The AAM-N-5 Meteor was an early American air-to-air missile, developed by the Massachusetts Institute of Technology and Bell Aircraft for the United States Navy. Initially, both air-launched and ship-launched versions were considered. Versions designed for launch from carrier-based aircraft proceeded to the flight testing stage before the project was cancelled.

In 1950, the Royal Navy expressed some interest in adapting Meteor as a short-range missile to defend ships against glide bombs and similar weapons. They had been studying this concept under their Popsy project and called the adapted Meteor "Mopsy". When the US Navy abandoned their interest in a ship-launched version, Mopsy went no further.

==Development==
Development of the Meteor was loosely defined at first, with both surface-to-air and air-to-air missiles being studied by the Massachusetts Institute of Technology under a contract awarded in November 1945 by the U.S. Navy's Bureau of Ordnance; the decision was made to construct the air-to-air version for testing, with construction of the airframe being assigned to Bell Aircraft.
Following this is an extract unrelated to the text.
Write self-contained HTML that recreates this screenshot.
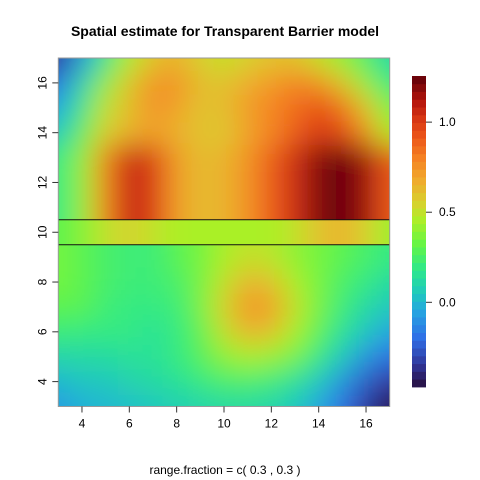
<!DOCTYPE html>
<html><head><meta charset="utf-8"><style>
html,body{margin:0;padding:0;background:#fff;}
svg{display:block;font-family:"Liberation Sans",Arial,sans-serif;}
</style></head><body>
<svg id="chart" width="480" height="480" viewBox="0 0 480 480">
<defs>
<filter id="blur" x="-30%" y="-30%" width="160%" height="160%"><feGaussianBlur stdDeviation="14" edgeMode="duplicate"/></filter>
<filter id="blurB" x="-30%" y="-30%" width="160%" height="160%"><feGaussianBlur stdDeviation="14 6" edgeMode="duplicate"/></filter>
<clipPath id="clipUp"><rect id="cu"/></clipPath>
<clipPath id="clipBand"><rect id="cb"/></clipPath>
<clipPath id="clipLow"><rect id="cl"/></clipPath>
</defs>
<text x="225" y="36" text-anchor="middle" font-size="14" font-weight="bold">Spatial estimate for Transparent Barrier model</text>
<g id="heat"></g>
<g id="axes"></g>
<g id="cbar"></g>
<text x="225" y="474" text-anchor="middle" font-size="12">range.fraction = c( 0.3 ,  0.3 )</text>
</svg>
<script>
const xCoords=[3,4,5,6,7,8,9,10,11,12,13,14,15,16,17];
const yCoords=[17,16,15,14,13,12,11,10,9,8,7,6,5,4,3];
const zValues=[
[-0.35,-0.1,0.2,0.45,0.6,0.65,0.55,0.5,0.55,0.6,0.6,0.5,0.4,0.25,0.1],
[-0.2,0.1,0.4,0.6,0.75,0.75,0.62,0.6,0.68,0.72,0.8,0.75,0.6,0.4,0.2],
[-0.05,0.2,0.5,0.62,0.75,0.7,0.6,0.62,0.72,0.8,0.85,0.95,0.85,0.6,0.35],
[0.05,0.3,0.55,0.65,0.7,0.65,0.6,0.58,0.7,0.78,0.9,1.0,0.95,0.75,0.45],
[0.1,0.35,0.55,0.68,0.7,0.65,0.55,0.6,0.72,0.8,0.95,1.08,1.05,0.9,0.6],
[0.15,0.38,0.6,0.82,0.78,0.65,0.6,0.62,0.72,0.85,1.0,1.18,1.2,1.05,0.75],
[0.2,0.4,0.8,1.08,1.0,0.72,0.62,0.65,0.75,0.9,1.05,1.2,1.25,1.15,0.9],
[0.3,0.38,0.5,0.55,0.5,0.45,0.45,0.45,0.45,0.45,0.5,0.6,0.65,0.55,0.42],
[0.35,0.3,0.25,0.22,0.22,0.3,0.35,0.45,0.5,0.48,0.4,0.35,0.3,0.25,0.2],
[0.35,0.3,0.25,0.22,0.22,0.25,0.35,0.5,0.65,0.6,0.45,0.35,0.25,0.2,0.12],
[0.3,0.3,0.22,0.2,0.2,0.22,0.35,0.55,0.75,0.72,0.5,0.35,0.22,0.12,0.05],
[0.22,0.2,0.2,0.2,0.15,0.2,0.3,0.5,0.65,0.6,0.45,0.3,0.15,0.05,-0.05],
[0.1,0.12,0.12,0.15,0.15,0.2,0.28,0.4,0.45,0.42,0.35,0.2,0.05,-0.1,-0.2],
[0.0,0.05,0.05,0.1,0.12,0.15,0.2,0.25,0.25,0.22,0.15,0.05,-0.1,-0.25,-0.35],
[-0.08,-0.02,0.0,0.02,0.05,0.08,0.1,0.12,0.12,0.1,0.05,-0.05,-0.2,-0.35,-0.45]];
const xTicks=[4,6,8,10,12,14,16];
const yTicks=[4,6,8,10,12,14,16];
const barrierLines=[9.5,10.5];
const legendTicks=[0.0,0.5,1.0];
const zMin=-0.47, zMax=1.256;

const NS="http://www.w3.org/2000/svg";
const X0=58.3,X1=389.7,Y0=58,Y1=406.5;
const sx=v=>X0+(v-3)/(17-3)*(X1-X0);
const sy=v=>Y1-(v-3)/(17-3)*(Y1-Y0);
const CB_X=412,CB_W=14,CB_T=76,CB_B=387;
const cy=v=>CB_B-(v-zMin)/(zMax-zMin)*(CB_B-CB_T);
const stops=[[-0.47,[40,14,60]],[-0.35,[48,52,150]],[-0.2,[48,110,230]],[-0.05,[38,165,225]],[0.05,[32,200,190]],[0.18,[45,232,140]],[0.32,[100,245,70]],[0.45,[170,240,40]],[0.55,[215,210,45]],[0.68,[240,170,45]],[0.8,[245,130,35]],[0.92,[235,85,25]],[1.02,[215,55,20]],[1.12,[180,20,12]],[1.256,[95,0,8]]];
function col(v){
 if(v<=stops[0][0])return `rgb(${stops[0][1]})`;
 for(let i=1;i<stops.length;i++){if(v<=stops[i][0]){const a=stops[i-1],b=stops[i],t=(v-a[0])/(b[0]-a[0]);
 return 'rgb('+a[1].map((c,j)=>Math.round(c+(b[1][j]-c)*t)).join(',')+')';}}
 return `rgb(${stops[stops.length-1][1]})`;}
function mk(tag,attrs,parent){const e=document.createElementNS(NS,tag);for(const k in attrs)e.setAttribute(k,attrs[k]);parent.appendChild(e);return e;}
function setR(id,x,y,w,h){const r=document.getElementById(id);r.setAttribute('x',x);r.setAttribute('y',y);r.setAttribute('width',w);r.setAttribute('height',h);}
setR('cu',X0,Y0,X1-X0,sy(10.5)-Y0);
setR('cb',X0,sy(10.5),X1-X0,sy(9.5)-sy(10.5));
setR('cl',X0,sy(9.5),X1-X0,Y1-sy(9.5));
const heat=document.getElementById('heat');
const regions=[['clipUp',y=>y>=11,11,'blur'],['clipBand',y=>y===10,10,'blurB'],['clipLow',y=>y<=9,9,'blur']];
regions.forEach(([clip,keep,edgeRow,flt])=>{
 const outer=mk('g',{'clip-path':`url(#${clip})`},heat);
 const g=mk('g',{filter:`url(#${flt})`},outer);
 yCoords.forEach((yv,r)=>{
  if(!keep(yv))return;
  xCoords.forEach((xv,c)=>{
   let x0=sx(xv-0.5),x1=sx(xv+0.5);
   if(c===0)x0-=50; if(c===xCoords.length-1)x1+=50;
   let y0=sy(yv+0.5),y1=sy(yv-0.5);
   if(yv===edgeRow){y0-=50;y1+=50;}
   if(r===0)y0-=50; if(r===yCoords.length-1)y1+=50;
   const rc=mk('rect',{x:x0,y:y0,width:x1-x0+0.5,height:y1-y0+0.5,fill:col(zValues[r][c])},g);
   
   
  });
 });
});
barrierLines.forEach(b=>{
 const l=mk('line',{x1:X0,x2:X1,y1:sy(b),y2:sy(b),stroke:'#111','stroke-width':1},heat);
 
 
});
const axes=document.getElementById('axes');
const fr=mk('rect',{x:X0,y:Y0,width:X1-X0,height:Y1-Y0,fill:'none',stroke:'#999','stroke-width':1},axes);


xTicks.forEach(t=>{
 mk('line',{x1:sx(t),x2:sx(t),y1:Y1,y2:Y1+6,stroke:'#333'},axes);
 const tx=mk('text',{x:sx(t),y:Y1+21,'text-anchor':'middle','font-size':12},axes);
 tx.textContent=t;
 
 
});
yTicks.forEach(t=>{
 mk('line',{x1:X0-6,x2:X0,y1:sy(t),y2:sy(t),stroke:'#333'},axes);
 const tx=mk('text',{x:0,y:0,'text-anchor':'middle','font-size':12,transform:`translate(${X0-12},${sy(t)}) rotate(-90)`},axes);
 tx.textContent=t;
 
 
});
const cbar=document.getElementById('cbar');
const nb=40;
for(let i=0;i<nb;i++){
 const v0=zMin+(zMax-zMin)*i/nb,v1=zMin+(zMax-zMin)*(i+1)/nb;
 const r=mk('rect',{x:CB_X,y:cy(v1),width:CB_W,height:cy(v0)-cy(v1)+0.4,fill:col((v0+v1)/2)},cbar);
 
 
}
legendTicks.forEach(t=>{
 mk('line',{x1:CB_X+CB_W,x2:CB_X+CB_W+6,y1:cy(t),y2:cy(t),stroke:'#333'},cbar);
 const tx=mk('text',{x:CB_X+CB_W+13,y:cy(t)+4,'font-size':12},cbar);
 tx.textContent=t.toFixed(1);
 
 
});
</script>
</body></html>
As built, the AAM-N-5 Meteor was a two-stage missile, utilizing semi-active radar homing; the first stage consisted of a solid-fueled rocket booster, with the main sustainer stage utilizing liquid fuels. It had a range of 25 mi, and reached speeds of over Mach 2, with some sources claiming a top speed of Mach 3. Control was provided by cruciform fins.

Flight testing of the AAM-N-5 began in July 1948 at the Naval Ordnance Test Station, with Douglas JD-1 Invader utility aircraft acting as the launching platform. Starting in 1951, test launches were conducted using Douglas F3D Skyknight nightfighters as carrier aircraft; fifteen launches were also made from ground launchers at NOTS' China Lake range. However, in 1953 the program was cancelled, as better missiles were becoming available.

In 1950, a group from the Royal Navy met with the Meteor team at MIT while looking for solutions to their Popsy requirement. Having faced German guided bombs like Fritz-X during World War II, Popsy called for a small missile that could attack these weapons at close range. Meteor had the required performance, but lacked the ability to be used against low-level targets due to its wide-beam radar system, which would result in signal bouncing off waves when aimed near the horizon and confusing the seeker. The group managed to convince MIT of the need for a narrow beam guidance system and called the result "Mopsy". However, the US Navy lost interest in using Meteor as a ship-launched weapon, and nothing further came of this effort.

An advanced version of Meteor, Meteor II, was assigned to be built by United Aircraft; it was intended to have a solid-fueled booster rocket with a ramjet sustainer stage, but was not built.